Mais les hommes du M23 sont de nationalité congolaise, donc tout cela est l’affaire du Congo. Pour ce qui me concerne, je demande à Félix Tshisekedi de mettre fin aux massacres du FDLR, un mouvement constitué en grande partie de fanatiques hutus, ceux qui ont commis le génocide du Rwanda en 1994 et qui sont partis se réfugier en RDC. Il faut en finir avec ces discours de haine entendus de l’autre côté de la frontière, et ces gens qu’on brûle dans les rues.

Une tragédie a lieu en Afrique centrale au vu et au su du monde entier.

Vous en appelez à la communauté internationale ?

La mission pour la paix des Nations unies, baptisée la Monusco, est sur place depuis vingt-cinq ans, mais pour quel résultat? L’échec de cette mission, aujourd’hui sur le départ, est complet alors qu’elle a coûté quelque 35 milliards de dollars.
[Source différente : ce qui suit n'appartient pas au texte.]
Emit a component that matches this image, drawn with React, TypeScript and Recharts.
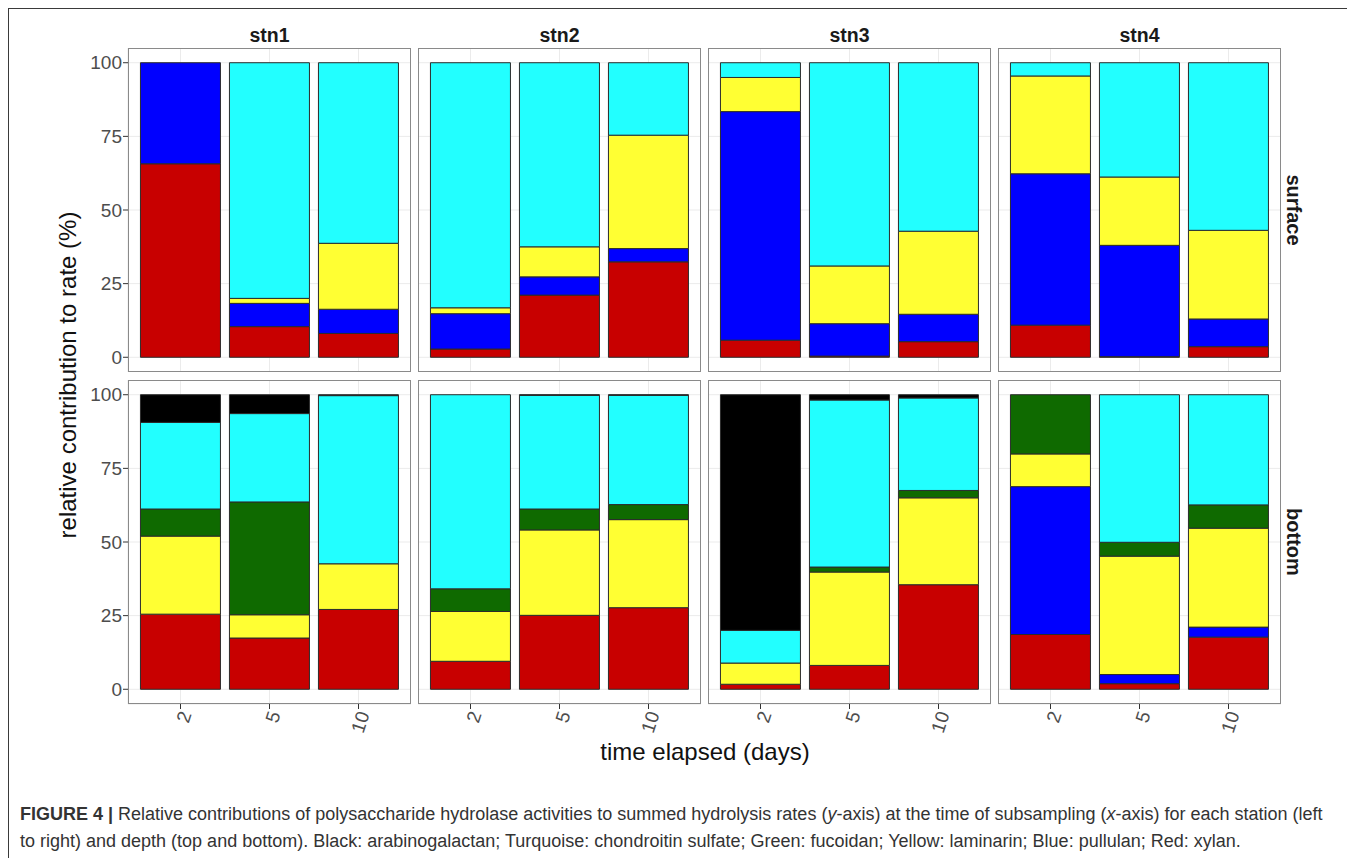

Une autre chose complique la situation, c’est la géopolitique actuelle. Les grandes puissances ont des intérêts en RDC. Je n’ai aucun problème avec cela d’ailleurs.

Elles convoitent ce que l’on appelle les matières premières critiques : cobalt, coltan… Pour ne pas que la RDC tombe entre les mains de la Russie, de la Chine et ainsi de suite, elles sont bien obligées de faire quelques faveurs à la RDC. Je ne fais qu’exposer l’histoire telle que je la comprends : ces puissances peuvent facilement sacrifier le Rwanda. Car qu’est-ce que le Rwanda leur apporte ?, se disent-elles.
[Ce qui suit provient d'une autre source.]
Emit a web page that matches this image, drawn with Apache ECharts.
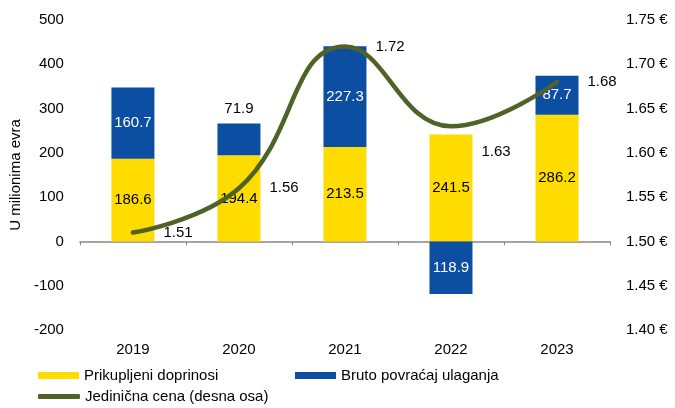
<!DOCTYPE html>
<html><head><meta charset="utf-8">
<script src="https://cdn.jsdelivr.net/npm/echarts@6/dist/echarts.min.js"></script>
<style>html,body{margin:0;padding:0;background:#fff}#c{width:675px;height:408px}</style>
</head><body><div id="c"></div>
<script>
var categories = ['2019','2020','2021','2022','2023'];
var contributions = [186.6, 194.4, 213.5, 241.5, 286.2];
var returns = [160.7, 71.9, 227.3, -118.9, 87.7];
var unitPrice = [1.51, 1.56, 1.72, 1.63, 1.68];
var leftTicks = {min: -200, max: 500, interval: 100};
var rightTicks = {min: 1.40, max: 1.75, interval: 0.05};

var FONT = 'Liberation Sans, Arial, sans-serif';
var FS = 15;
var GREEN = '#4F6228';
var chart = echarts.init(document.getElementById('c'));
chart.setOption({
  animation: false,
  textStyle: {fontFamily: FONT},
  grid: {left: 75, right: 65, top: 20, bottom: 78},
  xAxis: [{
    type: 'category', data: categories, position: 'bottom',
    axisLine: {show: false, onZero: false}, axisTick: {show: false},
    axisLabel: {color: '#000', fontSize: FS, margin: 12, fontFamily: FONT}
  }, {
    type: 'category', data: categories, position: 'bottom',
    axisLine: {show: true, onZero: true, onZeroAxisIndex: 0, lineStyle: {color: '#888', width: 1.5}},
    axisTick: {show: true, length: 4, lineStyle: {color: '#888'}},
    axisLabel: {show: false}
  }],
  yAxis: [{
    type: 'value', min: leftTicks.min, max: leftTicks.max, interval: leftTicks.interval,
    name: 'U milionima evra', nameLocation: 'middle', nameGap: 52, nameRotate: 90,
    nameTextStyle: {color: '#000', fontSize: FS, fontFamily: FONT},
    axisLine: {show: false}, axisTick: {show: false}, splitLine: {show: false},
    axisLabel: {color: '#000', fontSize: FS, margin: 16, fontFamily: FONT}
  }, {
    type: 'value', min: rightTicks.min, max: rightTicks.max, interval: rightTicks.interval,
    axisLine: {show: false}, axisTick: {show: false}, splitLine: {show: false},
    axisLabel: {color: '#000', fontSize: FS, margin: 16, fontFamily: FONT,
      formatter: function(v){ return v.toFixed(2) + ' €'; }}
  }],
  legend: [{
    data: ['Prikupljeni doprinosi'], left: 33, top: 363, itemWidth: 41, itemHeight: 7,
    icon: 'rect', textStyle: {color: '#000', fontSize: FS, fontFamily: FONT}
  }, {
    data: ['Bruto povraćaj ulaganja'], left: 290, top: 363, itemWidth: 41, itemHeight: 7,
    icon: 'rect', textStyle: {color: '#000', fontSize: FS, fontFamily: FONT}
  }, {
    data: ['Jedinična cena (desna osa)'], left: 33, top: 384, itemWidth: 42, itemHeight: 5,
    icon: 'roundRect', itemStyle: {color: GREEN, opacity: 1},
    textStyle: {color: '#000', fontSize: FS, fontFamily: FONT}
  }],
  series: [{
    name: 'Prikupljeni doprinosi', type: 'bar', stack: 's', barWidth: 43,
    data: contributions, itemStyle: {color: '#FFDC00'},
    label: {show: true, position: 'inside', color: '#000', fontSize: FS, fontFamily: FONT}
  }, {
    name: 'Bruto povraćaj ulaganja', type: 'bar', stack: 's', barWidth: 43,
    data: returns.map(function(v, i){
      if (i === 1) return {value: v, label: {position: 'top', color: '#000', distance: 7}};
      return v;
    }),
    itemStyle: {color: '#0B4EA2'},
    label: {show: true, position: 'inside', color: '#fff', fontSize: FS, fontFamily: FONT,
      formatter: function(p){ return Math.abs(p.value).toFixed(1); }}
  }, {
    name: 'Jedinična cena (desna osa)', type: 'line', yAxisIndex: 1, smooth: 0.45,
    symbol: 'circle', symbolSize: 1, showSymbol: true, z: 5,
    data: unitPrice.map(function(v, i){
      if (i === 3) return {value: v, label: {offset: [0, 26]}};
      return v;
    }),
    lineStyle: {color: GREEN, width: 4.5, cap: 'round'},
    itemStyle: {color: 'rgba(0,0,0,0)'},
    label: {show: true, position: 'right', distance: 30, color: '#000', fontSize: FS, fontFamily: FONT,
      formatter: function(p){ return p.value.toFixed(2); }}
  }]
});
</script></body></html>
Au terme des négociations engagées avec lui, quelle compensation demandez-vous au Royaume-Uni pour accueillir les immigrés illégaux qui arrivent outre-Manche ?

L’origine de cette histoire remonte à plusieurs années, lorsque j’étais président en exercice de l’Union africaine en 2018. Il fallait effectivement trouver une solution pour éviter que des milliers de migrants trouvent la mort en Méditerranée, situation qui perdure depuis la disparition de Kadhafi et la guerre qui ravage la Libye.

L’idée était de proposer trois pistes en accueillant des migrants au Rwanda : en rediriger certains dans des pays demandeurs de main d’œuvre, comme les pays scandinaves, le Canada ou les États-Unis ; la deuxième piste consistait à favoriser le retour des migrants dans leur pays d’origine ; et la troisième à en garder chez nous à condition qu’ils respectent nos règles de vie. Depuis, plusieurs pays, qui ont des problèmes d’immigration, nous ont sollicités, mais c’est avec les Britanniques que nous sommes allés plus loin. Quelle est la compensation ? Dans le cadre de l’aide au développement, le Royaume-Uni nous soutient depuis 1994. Si cet accord conclu finit par entrer en application, malgré certaines réticences britanniques, cette aide augmentera en conséquence, pour tenir compte de la prise en charge des migrants.